Should you snooze on timing the market?
In last week’s post, we discussed how market volatility can be beneficial to your investment portfolio if you capitalize on the dips in the market by buying stocks “on sale”. (If you haven’t read that, you can find it here.) In that post, I gave the example of a pair of Nikes going on sale for 20% off, and we concluded that you would obviously want to buy the Nikes on sale as opposed to at full price. When the market declines and stock prices go down, the same principle applies, and you want to invest at the lower “sale” price.
To get the highest possible return on your investments, you need to invest at the lowest price, and sell at the highest price. Trying to predict future prices to perfectly time your buy or sale is called timing the market. Sounds simple enough, right? WRONG!
A few months ago, the panic surrounding the novel coronavirus caused investors to liquidate their investments, and stock prices plummeted. A large scale sell-off, like the one caused by the coronavirus, decreases stock prices because the selling of shares signals that investors think stock prices are about to decline, and they are trying to sell their stocks at the highest possible price in order to receive the largest possible return. When other investors see this, they also want to sell at the highest possible price, so they then sell their shares, which further devalues the stock, and the trend continues. The algorithms that are now used to buy and sell stocks further complicate this, but that is a topic for a whole different post.

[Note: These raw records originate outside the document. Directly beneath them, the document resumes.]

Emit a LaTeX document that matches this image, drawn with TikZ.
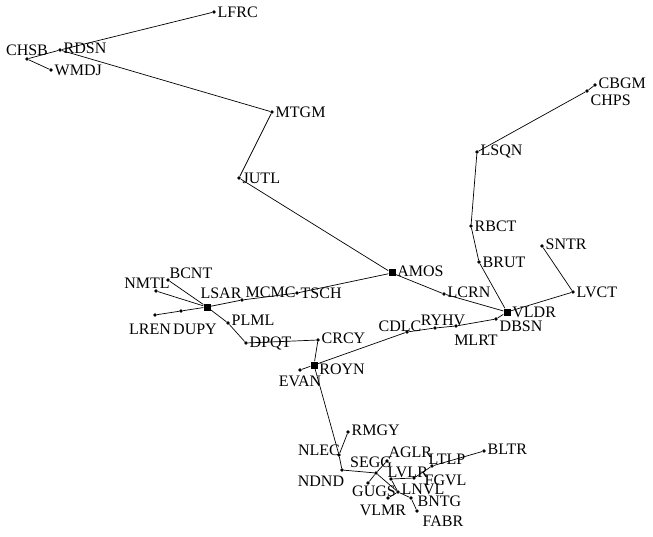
\documentclass[tikz,border=0pt]{standalone}
\usepackage{fontspec}
\setmainfont{Liberation Serif}
\usepackage{tikz}
\usetikzlibrary{positioning}

\tikzset{
  stn/.style={circle, fill=black, inner sep=0pt, minimum size=3.6pt},
  hub/.style={rectangle, fill=black, inner sep=0pt, minimum size=7pt},
  every label/.style={font=\fontsize{16}{18}\selectfont, inner sep=0pt},
  label distance=1.5pt,
  link/.style={line width=0.7pt},
}

\begin{document}
\begin{tikzpicture}[x=1pt, y=-1pt]
  \useasboundingbox (0,0) rectangle (653,537);
  % north-west branch
  \node[stn, label=right:LFRC] (lfrc) at (214,12) {};
  \node[stn, label={[yshift=2pt]right:RDSN}] (rdsn) at (60,50) {};
  \node[stn, label=above:CHSB] (chsb) at (27,59) {};
  \node[stn, label=right:WMDJ] (wmdj) at (51,70) {};
  \node[stn, label=right:MTGM] (mtgm) at (272,112) {};
  \node[stn, label=right:JUTL] (jutl) at (239,178) {};
  \node[hub, label={[yshift=2pt]right:AMOS}] (amos) at (392,273) {};
  \node[stn, label={[yshift=2pt]right:LCRN}] (lcrn) at (444,294) {};
  % west branch
  \node[stn, label=right:TSCH] (tsch) at (297,293) {};
  \node[stn, label={[yshift=8pt]right:MCMC}] (mcmc) at (242,300) {};
  \node[hub, label={[xshift=14pt, label distance=4pt]above:LSAR}] (lsar) at (207,307) {};
  \node[stn, label={[label distance=0pt]above right:BCNT}] (bcnt) at (168,280) {};
  \node[stn, label={[xshift=-9pt, label distance=0pt]above:NMTL}] (nmtl) at (156,291) {};
  \node[stn, label={[xshift=-5pt, label distance=7pt]below:LREN}] (lren) at (155,315) {};
  \node[stn, label={[xshift=14pt, label distance=11pt]below:DUPY}] (dupy) at (181,311) {};
  \node[stn, label={[yshift=3pt]right:PLML}] (plml) at (228,323) {};
  \node[stn, label=right:DPQT] (dpqt) at (246,343) {};
  \node[stn, label={[yshift=2pt]right:CRCY}] (crcy) at (318,340) {};
  \node[hub, label={[yshift=-4pt]right:ROYN}] (royn) at (314,365) {};
  \node[stn, label={[label distance=4pt]below:EVAN}] (evan) at (300,370) {};
  % east branch
  \node[stn, label={[xshift=-7pt, yshift=-2pt, label distance=0pt]above:CDLC}] (cdlc) at (407,332) {};
  \node[stn, label={[xshift=8pt, label distance=0pt]above:RYHV}] (ryhv) at (435,328) {};
  \node[stn, label={[xshift=20pt, label distance=7pt]below:MLRT}] (mlrt) at (456,326) {};
  \node[stn, label={[yshift=-7pt]right:DBSN}] (dbsn) at (496,319) {};
  \node[hub, label=right:VLDR] (vldr) at (507,312) {};
  \node[stn, label=right:BRUT] (brut) at (479,262) {};
  \node[stn, label=right:RBCT] (rbct) at (471,226) {};
  \node[stn, label=right:LSQN] (lsqn) at (477,152) {};
  \node[stn, label={[yshift=-9pt]right:CHPS}] (chps) at (587,91) {};
  \node[stn, label={[yshift=2pt]right:CBGM}] (cbgm) at (595,85) {};
  \node[stn, label={[yshift=2pt]right:SNTR}] (sntr) at (542,246) {};
  \node[stn, label=right:LVCT] (lvct) at (573,292) {};
  % south cluster
  \node[stn, label={[xshift=3pt, yshift=5pt, label distance=0pt]left:NLEC}] (nlec) at (339,455) {};
  \node[stn, label={[yshift=2pt]right:RMGY}] (rmgy) at (348,432) {};
  \node[stn, label={[xshift=-21pt, label distance=4pt]below:NDND}] (ndnd) at (342,470) {};
  \node[stn, label={[xshift=-5pt, label distance=3pt]above:SEGG}] (segg) at (376,473) {};
  \node[stn, label={[yshift=2pt, label distance=0pt]above right:AGLR}] (aglr) at (387,461) {};
  \node[stn, label={[xshift=6pt, label distance=1pt]below:GUGS}] (gugs) at (368,483) {};
  \node[stn, label={[xshift=-5pt, label distance=0pt]above right:LVLR}] (lvlr) at (391,479) {};
  \node[stn, label={[xshift=7pt, yshift=-2pt]right:FGVL}] (fgvl) at (414,478) {};
  \node[stn, label={[xshift=-5pt, label distance=0pt]above right:LTLP}] (ltlp) at (432,466) {};
  \node[stn, label={[yshift=2pt]right:BLTR}] (bltr) at (484,451) {};
  \node[stn, label={[yshift=3pt]right:LNVL}] (lnvl) at (398,492) {};
  \node[stn, label={[xshift=3pt, yshift=-3pt]right:BNTG}] (bntg) at (411,498) {};
  \node[stn, label={[xshift=-5pt, label distance=5pt]below:VLMR}] (vlmr) at (388,498) {};
  \node[stn, label={[xshift=4pt, yshift=-3pt, label distance=0pt]below right:FABR}] (fabr) at (417,511) {};
  % links
  \draw[link] (lfrc) -- (rdsn) -- (chsb) -- (wmdj);
  \draw[link] (rdsn) -- (mtgm) -- (jutl) -- (amos) -- (lcrn) -- (vldr);
  \draw[link] (amos) -- (tsch) -- (mcmc) -- (lsar) -- (dupy) -- (lren);
  \draw[link] (nmtl) -- (lsar) -- (bcnt);
  \draw[link] (lsar) -- (plml) -- (dpqt) -- (crcy) -- (royn) -- (nlec) -- (ndnd) -- (segg) -- (lnvl) -- (bntg) -- (fabr);
  \draw[link] (evan) -- (royn) -- (cdlc) -- (ryhv) -- (mlrt) -- (dbsn) -- (vldr) -- (lvct) -- (sntr);
  \draw[link] (vldr) -- (brut) -- (rbct) -- (lsqn) -- (chps) -- (cbgm);
  \draw[link] (rmgy) -- (nlec);
  \draw[link] (aglr) -- (segg) -- (gugs);
  \draw[link] (vlmr) -- (lnvl) -- (lvlr) -- (fgvl) -- (ltlp) -- (bltr);
\end{tikzpicture}
\end{document}
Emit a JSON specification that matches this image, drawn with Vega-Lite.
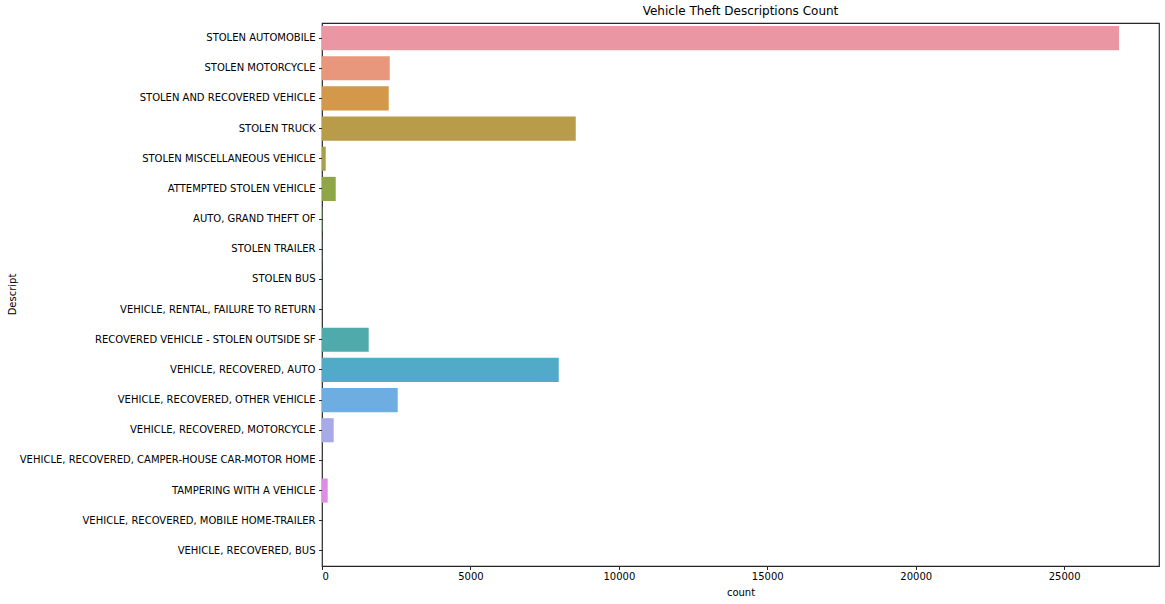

With stocks plummeting, it now becomes a buyers market. But how will you know when the sell-off stops and the stock is at its lowest price? Bad news, you won’t. In these scenarios, unless you are lucky enough to be the first seller before the price drops, or the first buyer before the price starts to increase, you didn’t time the market properly. While sales on goods usually have a defined start and end date, as wells as a defined discount, the stock market is not as transparent. Timing the market to wait for stocks to be at their lowest price to buy, or highest price to sell, is nearly impossible. On top of that, the amount of anxiety you will feel trying to make these decisions will be paralyzing.
To avoid the anxiety around picking the perfect time to invest, and usually failing, I recommend using a long term investing strategy with a phased in investing approach. So how do you do this? Let’s say you have $1,000 you want to invest. Instead of trying to pick the perfect time to invest all $1,000, you could invest $200 over the next 5 weeks, or $100 over the next 10 weeks, or $200 over the next 5 months. You get it.
This approach helps mitigate any losses you may experience from a down period that occurs after you make your investment. Since market volatility is just that, volatile, you may think the stock is beginning to rebound only to see it drop significantly again. If you phase your investments in and invest the $200 over 5 months, you will only experience a loss on the portion of your $1,000 that you’ve already invested, and you will be able to capitalize on investing the rest of the $1,000 at the now lowered price.
Take a look at the table below.
|Approach 1||Approach 2|
Approach one uses a lump sum investment, and approach 2 uses phased in investing. You can see that if the market continues to decline and you use a phased investing approach, you will be able to capitalize on the decline in prices, and have higher returns at the end of the down cycle.
The downside to this approach is that it also works in the opposite direction. So, if you phased your investments in during an increase in the market, this would have the opposite affect on your investments, and the lump sum would give you the higher overall return. Let me be clear that using a phased in approach and making some investments at a higher price does not make these investments losses! Basically, this means you bought one pair of Nikes on sale, and the next pair at full price. In both cases, the Nikes are still well worth the money, you just got a better deal on the first pair.
Since it is so hard to time the market, and nearly impossible to predict what will heavily impact it (did you see the coronavirus coming?), minimizing your stress about investing, while making smart decisions to create a generous return for yourself is ideal compared to trying to perfectly time the market, failing, and not investing at all or losing money by paying a financial advisor to do it for you. (News flash, financial advisors also didn’t see the coronavirus coming.)
To minimize your stress, set up an investment account and make small, regular investments over many years. This allows you to use the higher returns you will receive from investing during a downturn (sale pricing), to compensate for the higher prices you will invest at during the up swings (regular pricing), all while never having to worry about what the stock market is doing. Pick an amount of money that fits your budget, and auto invest it at regular intervals. This is an easy and worry-free long term investing approach that anyone can start today.